**Exercise brief**
The data below should be printed in full, exactly, and without any of its images.

**Dataset content**
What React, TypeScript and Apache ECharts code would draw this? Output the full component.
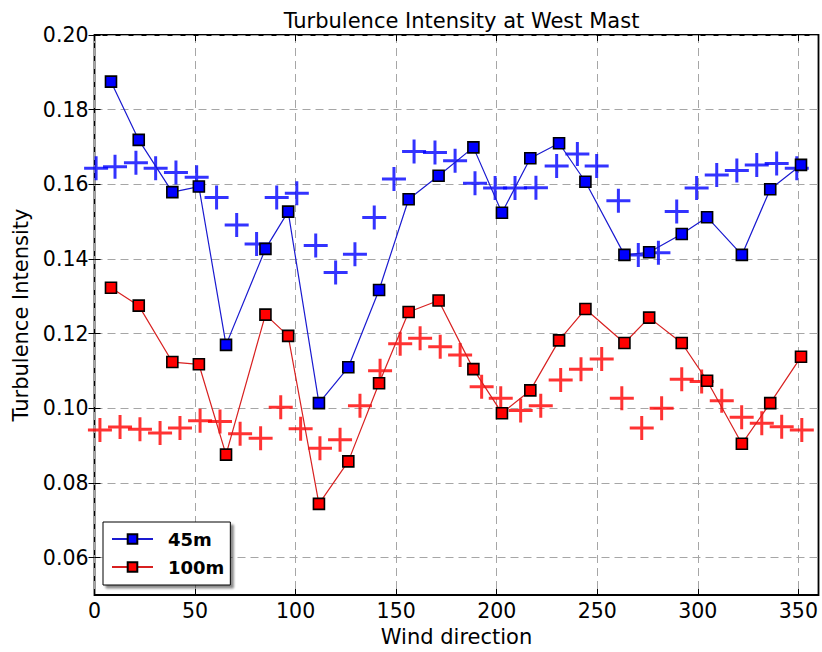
import React, { useEffect, useRef } from "react";
import * as echarts from "echarts";

const FONT = "DejaVu Sans";

// Square-marker series (binned means) — wind direction (deg)
const sqDeg = [8.2, 22.0, 38.7, 51.9, 65.4, 85.0, 96.3, 111.6, 126.2, 141.5, 156.2, 171.1, 188.4, 202.6, 216.7, 231.0, 244.1, 263.5, 275.8, 292.0, 304.6, 321.9, 336.0, 351.3];
const ti45 = [0.1875, 0.1719, 0.1579, 0.1594, 0.1170, 0.1427, 0.1527, 0.1014, 0.1110, 0.1317, 0.1560, 0.1623, 0.1699, 0.1524, 0.1670, 0.1710, 0.1607, 0.1411, 0.1418, 0.1467, 0.1512, 0.1411, 0.1587, 0.1652];
const ti100 = [0.1323, 0.1275, 0.1124, 0.1118, 0.0876, 0.1251, 0.1194, 0.0744, 0.0858, 0.1067, 0.1258, 0.1289, 0.1105, 0.0987, 0.1048, 0.1182, 0.1266, 0.1175, 0.1243, 0.1175, 0.1074, 0.0905, 0.1014, 0.1138];

// Plus-marker series
const plus45Deg = [0.8, 10.2, 20.6, 30.4, 40.5, 50.8, 60.7, 70.7, 80.6, 90.6, 100.6, 110.0, 119.9, 129.5, 139.1, 148.9, 158.9, 169.3, 179.3, 189.2, 199.2, 209.1, 219.5, 229.8, 240.1, 249.7, 260.5, 270.4, 280.4, 289.5, 299.4, 309.4, 319.4, 329.3, 339.2, 349.2];
const plus45 = [0.1643, 0.1647, 0.1658, 0.1643, 0.1632, 0.1619, 0.1565, 0.1491, 0.1440, 0.1565, 0.1576, 0.1436, 0.1364, 0.1413, 0.1511, 0.1614, 0.1688, 0.1685, 0.1663, 0.1603, 0.1590, 0.1590, 0.1591, 0.1649, 0.1681, 0.1649, 0.1556, 0.1411, 0.1417, 0.1527, 0.1590, 0.1625, 0.1637, 0.1652, 0.1656, 0.1643];
const plus100Deg = [2.7, 12.7, 22.6, 32.6, 42.5, 52.5, 62.4, 72.4, 82.6, 92.6, 102.5, 112.1, 122.1, 132.0, 142.0, 152.0, 161.9, 171.9, 181.8, 192.5, 202.0, 211.9, 221.9, 231.8, 241.9, 252.2, 262.2, 272.1, 282.0, 292.0, 301.9, 311.9, 321.8, 331.8, 341.7, 351.7];
const plus100 = [0.0942, 0.0950, 0.0944, 0.0934, 0.0947, 0.0967, 0.0965, 0.0932, 0.0920, 0.1003, 0.0945, 0.0893, 0.0916, 0.1007, 0.1101, 0.1173, 0.1188, 0.1165, 0.1143, 0.1058, 0.1027, 0.0994, 0.1007, 0.1076, 0.1105, 0.1132, 0.1027, 0.0947, 0.1000, 0.1078, 0.1072, 0.1020, 0.0976, 0.0960, 0.0951, 0.0942];

// Tick values
const xTicks = [0, 50, 100, 150, 200, 250, 300, 350];
const yTicks = [0.06, 0.08, 0.10, 0.12, 0.14, 0.16, 0.18, 0.20];

const BLUE = "#0000ff";
const RED = "#ff0000";
const PLUS = "path://M10.5,0 H13.5 V10.5 H24 V13.5 H13.5 V24 H10.5 V13.5 H0 V10.5 H10.5 Z";

const zip = (xs: number[], ys: number[]) => xs.map((x, i) => [x, ys[i]]);

export default function App() {
  const ref = useRef<HTMLDivElement>(null);
  useEffect(() => {
    const chart = echarts.init(ref.current!, null, { renderer: "svg" });
    const gridLine = { show: true, lineStyle: { color: "#a6a6a6", width: 1, type: [8, 5] } };
    const tick = { show: true, inside: true, length: 6, lineStyle: { color: "#000", width: 1 } };
    chart.setOption({
      animation: false,
      backgroundColor: "#fff",
      title: {
        text: "Turbulence Intensity at West Mast",
        left: 456.5,
        top: 5,
        textAlign: "center",
        textStyle: { fontFamily: FONT, fontSize: 21, fontWeight: "normal", color: "#000" },
      },
      grid: {
        left: 94.5,
        top: 35,
        right: 3.5,
        bottom: 56,
        show: true,
        borderColor: "#000",
        borderWidth: 1.8,
        backgroundColor: "#fff",
      },
      legend: {
        data: ["45m", "100m"],
        orient: "vertical",
        left: 103,
        top: 522,
        padding: [8, 6, 9, 8],
        itemGap: 10,
        itemWidth: 41,
        itemHeight: 12,
        backgroundColor: "#fff",
        borderColor: "#000",
        borderWidth: 1,
        shadowColor: "rgba(0,0,0,0.45)",
        shadowBlur: 2,
        shadowOffsetX: 3,
        shadowOffsetY: 3,
        textStyle: { fontFamily: FONT, fontSize: 18, fontWeight: "bold", color: "#000", padding: [0, 0, 0, 10] },
      },
      xAxis: [
        {
          type: "value",
          min: 0,
          max: 360,
          interval: 50,
          name: "Wind direction",
          nameLocation: "middle",
          nameGap: 31,
          nameTextStyle: { fontFamily: FONT, fontSize: 21, color: "#000" },
          axisLine: { show: false },
          axisTick: { ...tick, customValues: xTicks },
          axisLabel: { customValues: xTicks, fontFamily: FONT, fontSize: 20.5, color: "#000", margin: 5 },
          splitLine: gridLine,
        },
        {
          type: "value",
          position: "top",
          min: 0,
          max: 360,
          interval: 50,
          axisLine: { show: false },
          axisTick: { ...tick, customValues: xTicks },
          axisLabel: { show: false },
          splitLine: { show: false },
        },
      ],
      yAxis: [
        {
          type: "value",
          min: 0.05,
          max: 0.2,
          splitNumber: 8,
          name: "Turbulence Intensity",
          nameLocation: "middle",
          nameGap: 63,
          nameRotate: 90,
          nameTextStyle: { fontFamily: FONT, fontSize: 21, color: "#000" },
          axisLine: { show: false },
          axisTick: { ...tick, customValues: yTicks },
          axisLabel: {
            customValues: yTicks,
            formatter: (v: number) => v.toFixed(2),
            fontFamily: FONT,
            fontSize: 20.5,
            color: "#000",
            margin: 6,
          },
          splitLine: gridLine,
        },
        {
          type: "value",
          position: "right",
          min: 0.05,
          max: 0.2,
          splitNumber: 8,
          axisLine: { show: false },
          axisTick: { ...tick, customValues: yTicks },
          axisLabel: { show: false },
          splitLine: { show: false },
        },
      ],
      series: [
        {
          name: "45m+",
          type: "scatter",
          data: zip(plus45Deg, plus45),
          symbol: PLUS,
          symbolSize: 24,
          itemStyle: { color: BLUE },
          z: 2,
        },
        {
          name: "100m+",
          type: "scatter",
          data: zip(plus100Deg, plus100),
          symbol: PLUS,
          symbolSize: 24,
          itemStyle: { color: RED },
          z: 2,
        },
        {
          name: "45m",
          type: "line",
          data: zip(sqDeg, ti45),
          symbol: "rect",
          symbolSize: 11,
          showAllSymbol: true,
          itemStyle: { color: BLUE, borderColor: "#000", borderWidth: 1.6 },
          lineStyle: { color: "#1a1ad0", width: 1.2 },
          z: 3,
        },
        {
          name: "100m",
          type: "line",
          data: zip(sqDeg, ti100),
          symbol: "rect",
          symbolSize: 11,
          showAllSymbol: true,
          itemStyle: { color: RED, borderColor: "#000", borderWidth: 1.6 },
          lineStyle: { color: "#d82020", width: 1.2 },
          z: 3,
        },
      ],
    });
    return () => chart.dispose();
  }, []);
  return (
    <div
      ref={ref}
      style={{ position: "fixed", left: 0, top: 0, width: 822, height: 652, background: "#fff" }}
    />
  );
}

**Written reply**
What React, TypeScript and Apache ECharts code would draw this? Output the full component.
import React, { useEffect, useRef } from "react";
import * as echarts from "echarts";

const FONT = "DejaVu Sans";

// Square-marker series (binned means) — wind direction (deg)
const sqDeg = [8.2, 22.0, 38.7, 51.9, 65.4, 85.0, 96.3, 111.6, 126.2, 141.5, 156.2, 171.1, 188.4, 202.6, 216.7, 231.0, 244.1, 263.5, 275.8, 292.0, 304.6, 321.9, 336.0, 351.3];
const ti45 = [0.1875, 0.1719, 0.1579, 0.1594, 0.1170, 0.1427, 0.1527, 0.1014, 0.1110, 0.1317, 0.1560, 0.1623, 0.1699, 0.1524, 0.1670, 0.1710, 0.1607, 0.1411, 0.1418, 0.1467, 0.1512, 0.1411, 0.1587, 0.1652];
const ti100 = [0.1323, 0.1275, 0.1124, 0.1118, 0.0876, 0.1251, 0.1194, 0.0744, 0.0858, 0.1067, 0.1258, 0.1289, 0.1105, 0.0987, 0.1048, 0.1182, 0.1266, 0.1175, 0.1243, 0.1175, 0.1074, 0.0905, 0.1014, 0.1138];

// Plus-marker series
const plus45Deg = [0.8, 10.2, 20.6, 30.4, 40.5, 50.8, 60.7, 70.7, 80.6, 90.6, 100.6, 110.0, 119.9, 129.5, 139.1, 148.9, 158.9, 169.3, 179.3, 189.2, 199.2, 209.1, 219.5, 229.8, 240.1, 249.7, 260.5, 270.4, 280.4, 289.5, 299.4, 309.4, 319.4, 329.3, 339.2, 349.2];
const plus45 = [0.1643, 0.1647, 0.1658, 0.1643, 0.1632, 0.1619, 0.1565, 0.1491, 0.1440, 0.1565, 0.1576, 0.1436, 0.1364, 0.1413, 0.1511, 0.1614, 0.1688, 0.1685, 0.1663, 0.1603, 0.1590, 0.1590, 0.1591, 0.1649, 0.1681, 0.1649, 0.1556, 0.1411, 0.1417, 0.1527, 0.1590, 0.1625, 0.1637, 0.1652, 0.1656, 0.1643];
const plus100Deg = [2.7, 12.7, 22.6, 32.6, 42.5, 52.5, 62.4, 72.4, 82.6, 92.6, 102.5, 112.1, 122.1, 132.0, 142.0, 152.0, 161.9, 171.9, 181.8, 192.5, 202.0, 211.9, 221.9, 231.8, 241.9, 252.2, 262.2, 272.1, 282.0, 292.0, 301.9, 311.9, 321.8, 331.8, 341.7, 351.7];
const plus100 = [0.0942, 0.0950, 0.0944, 0.0934, 0.0947, 0.0967, 0.0965, 0.0932, 0.0920, 0.1003, 0.0945, 0.0893, 0.0916, 0.1007, 0.1101, 0.1173, 0.1188, 0.1165, 0.1143, 0.1058, 0.1027, 0.0994, 0.1007, 0.1076, 0.1105, 0.1132, 0.1027, 0.0947, 0.1000, 0.1078, 0.1072, 0.1020, 0.0976, 0.0960, 0.0951, 0.0942];

// Tick values
const xTicks = [0, 50, 100, 150, 200, 250, 300, 350];
const yTicks = [0.06, 0.08, 0.10, 0.12, 0.14, 0.16, 0.18, 0.20];

const BLUE = "#0000ff";
const RED = "#ff0000";
const PLUS = "path://M10.5,0 H13.5 V10.5 H24 V13.5 H13.5 V24 H10.5 V13.5 H0 V10.5 H10.5 Z";

const zip = (xs: number[], ys: number[]) => xs.map((x, i) => [x, ys[i]]);

export default function App() {
  const ref = useRef<HTMLDivElement>(null);
  useEffect(() => {
    const chart = echarts.init(ref.current!, null, { renderer: "svg" });
    const gridLine = { show: true, lineStyle: { color: "#a6a6a6", width: 1, type: [8, 5] } };
    const tick = { show: true, inside: true, length: 6, lineStyle: { color: "#000", width: 1 } };
    chart.setOption({
      animation: false,
      backgroundColor: "#fff",
      title: {
        text: "Turbulence Intensity at West Mast",
        left: 456.5,
        top: 5,
        textAlign: "center",
        textStyle: { fontFamily: FONT, fontSize: 21, fontWeight: "normal", color: "#000" },
      },
      grid: {
        left: 94.5,
        top: 35,
        right: 3.5,
        bottom: 56,
        show: true,
        borderColor: "#000",
        borderWidth: 1.8,
        backgroundColor: "#fff",
      },
      legend: {
        data: ["45m", "100m"],
        orient: "vertical",
        left: 103,
        top: 522,
        padding: [8, 6, 9, 8],
        itemGap: 10,
        itemWidth: 41,
        itemHeight: 12,
        backgroundColor: "#fff",
        borderColor: "#000",
        borderWidth: 1,
        shadowColor: "rgba(0,0,0,0.45)",
        shadowBlur: 2,
        shadowOffsetX: 3,
        shadowOffsetY: 3,
        textStyle: { fontFamily: FONT, fontSize: 18, fontWeight: "bold", color: "#000", padding: [0, 0, 0, 10] },
      },
      xAxis: [
        {
          type: "value",
          min: 0,
          max: 360,
          interval: 50,
          name: "Wind direction",
          nameLocation: "middle",
          nameGap: 31,
          nameTextStyle: { fontFamily: FONT, fontSize: 21, color: "#000" },
          axisLine: { show: false },
          axisTick: { ...tick, customValues: xTicks },
          axisLabel: { customValues: xTicks, fontFamily: FONT, fontSize: 20.5, color: "#000", margin: 5 },
          splitLine: gridLine,
        },
        {
          type: "value",
          position: "top",
          min: 0,
          max: 360,
          interval: 50,
          axisLine: { show: false },
          axisTick: { ...tick, customValues: xTicks },
          axisLabel: { show: false },
          splitLine: { show: false },
        },
      ],
      yAxis: [
        {
          type: "value",
          min: 0.05,
          max: 0.2,
          splitNumber: 8,
          name: "Turbulence Intensity",
          nameLocation: "middle",
          nameGap: 63,
          nameRotate: 90,
          nameTextStyle: { fontFamily: FONT, fontSize: 21, color: "#000" },
          axisLine: { show: false },
          axisTick: { ...tick, customValues: yTicks },
          axisLabel: {
            customValues: yTicks,
            formatter: (v: number) => v.toFixed(2),
            fontFamily: FONT,
            fontSize: 20.5,
            color: "#000",
            margin: 6,
          },
          splitLine: gridLine,
        },
        {
          type: "value",
          position: "right",
          min: 0.05,
          max: 0.2,
          splitNumber: 8,
          axisLine: { show: false },
          axisTick: { ...tick, customValues: yTicks },
          axisLabel: { show: false },
          splitLine: { show: false },
        },
      ],
      series: [
        {
          name: "45m+",
          type: "scatter",
          data: zip(plus45Deg, plus45),
          symbol: PLUS,
          symbolSize: 24,
          itemStyle: { color: BLUE },
          z: 2,
        },
        {
          name: "100m+",
          type: "scatter",
          data: zip(plus100Deg, plus100),
          symbol: PLUS,
          symbolSize: 24,
          itemStyle: { color: RED },
          z: 2,
        },
        {
          name: "45m",
          type: "line",
          data: zip(sqDeg, ti45),
          symbol: "rect",
          symbolSize: 11,
          showAllSymbol: true,
          itemStyle: { color: BLUE, borderColor: "#000", borderWidth: 1.6 },
          lineStyle: { color: "#1a1ad0", width: 1.2 },
          z: 3,
        },
        {
          name: "100m",
          type: "line",
          data: zip(sqDeg, ti100),
          symbol: "rect",
          symbolSize: 11,
          showAllSymbol: true,
          itemStyle: { color: RED, borderColor: "#000", borderWidth: 1.6 },
          lineStyle: { color: "#d82020", width: 1.2 },
          z: 3,
        },
      ],
    });
    return () => chart.dispose();
  }, []);
  return (
    <div
      ref={ref}
      style={{ position: "fixed", left: 0, top: 0, width: 822, height: 652, background: "#fff" }}
    />
  );
}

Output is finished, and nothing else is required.